Attorney Mary Rice Hasson with the Ethics & Public Policy Center told CBN News, “There’s really no compromise. Sex is either male or female or, as the Biden administration puts forward, the idea of sex can be overridden by gender identity and gender identity is simply your self-perception.”
Hasson has followed the administration’s new interpretation of Title IX, a decision that flips the traditional understanding of sex-segregated spaces. That change forces both public and private schools that rely on federal funding to comply.
Hasson says, “It’s a confusing time for educators, anyone who receives federal money.”
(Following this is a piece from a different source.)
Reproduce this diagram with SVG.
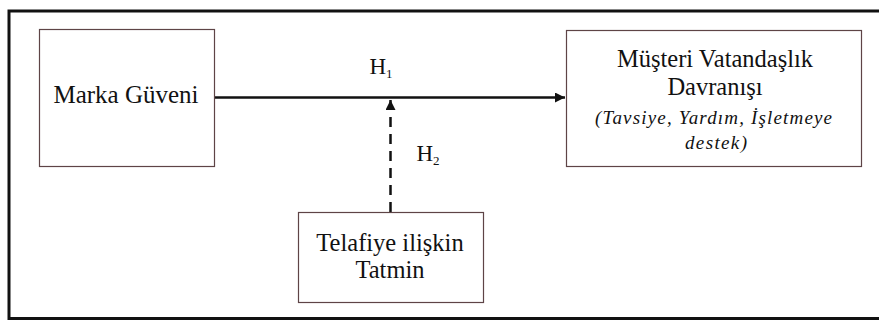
<svg xmlns="http://www.w3.org/2000/svg" width="879" height="320" viewBox="0 0 879 320">
<defs>
<style>
.box{fill:#fff;stroke:#5e4446;stroke-width:1.2}
.line{stroke:#111;stroke-width:2.5;fill:none}
</style>
<marker id="ah" viewBox="0 0 10 10" refX="10" refY="5" markerWidth="4" markerHeight="4" orient="auto" markerUnits="strokeWidth">
<path d="M0,0 L10,5 L0,10 z" fill="#111"/>
</marker>
</defs>
<rect x="0" y="0" width="879" height="320" fill="#fff"/>
<path d="M9,320 V11 H880" fill="none" stroke="#111" stroke-width="3"/>
<path d="M9,318.5 H880" fill="none" stroke="#111" stroke-width="3"/>
<g font-family="'Liberation Serif', 'DejaVu Serif', serif" fill="#111" text-anchor="middle">
<g id="connectors">
<line class="line" x1="215" y1="97.5" x2="565" y2="97.5" marker-end="url(#ah)"/>
<line class="line" x1="390.5" y1="212" x2="390.5" y2="100" stroke-dasharray="10,7" marker-end="url(#ah)"/>
<text x="381" y="74" font-size="23">H<tspan font-size="13" dy="4">1</tspan></text>
<text x="428" y="161" font-size="23">H<tspan font-size="13" dy="4">2</tspan></text>
</g>
<g id="marka">
<rect class="box" x="39.5" y="29.5" width="175" height="137"/>
<text x="126" y="103" font-size="25">Marka Güveni</text>
</g>
<g id="musteri">
<rect class="box" x="566.5" y="30.5" width="295" height="136"/>
<text x="715" y="67" font-size="24.5">Müşteri Vatandaşlık</text>
<text x="715" y="95" font-size="24.5">Davranışı</text>
<text x="713.5" y="124" font-size="19" font-style="italic" textLength="237" lengthAdjust="spacing">(Tavsiye, Yardım, İşletmeye</text>
<text x="716" y="149" font-size="19" font-style="italic" textLength="62" lengthAdjust="spacing">destek)</text>
</g>
<g id="telafiye">
<rect class="box" x="298.5" y="212.5" width="185" height="90"/>
<text x="390" y="251" font-size="24.5">Telafiye ilişkin</text>
<text x="390" y="278" font-size="24.5">Tatmin</text>
</g>
</g>
</svg>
The financial pipeline is worth millions, even billions to some states. Tennessee for example, receives $1.5 billion a year for K-12 schools, and its universities receive $88 million.
It’s why the state’s attorney general has led 19 other states to fight the Education Department over its 2021 re-interpretation of Title IX.
They argue the Biden administration wrongly expanded the 2020 Supreme Court Bostock decision. That ruling stated that under federal employment law, sex discrimination includes gender identity and sexual orientation. Later, the Biden administration expanded Bostock’s reach to include Title IX, and education.
In early July, Tennessee and the 19 other states got a reprieve when a federal judge put a temporary hold on the Biden administration’s re-interpretation.
Attorney Christiana Kiefer with Alliance Defending Freedom says, “The federal court made really clear that the Biden administration had taken Bostock too far.”
Kiefer has defended female track athletes in Connecticut who were forced to compete against boys. In September, the Second Circuit Court of Appeals will hear arguments in that case.
For now, the states that sued the Biden administration can protect women’s locker rooms, bathrooms, and sports teams. The other 30 states must allow any student in any space or risk the loss of federal funds.
“It’s not a good place to be,” Hasson says. “It’s very troubling for parents, it’s troubling for schools, even private schools that use federal dollars in some way.”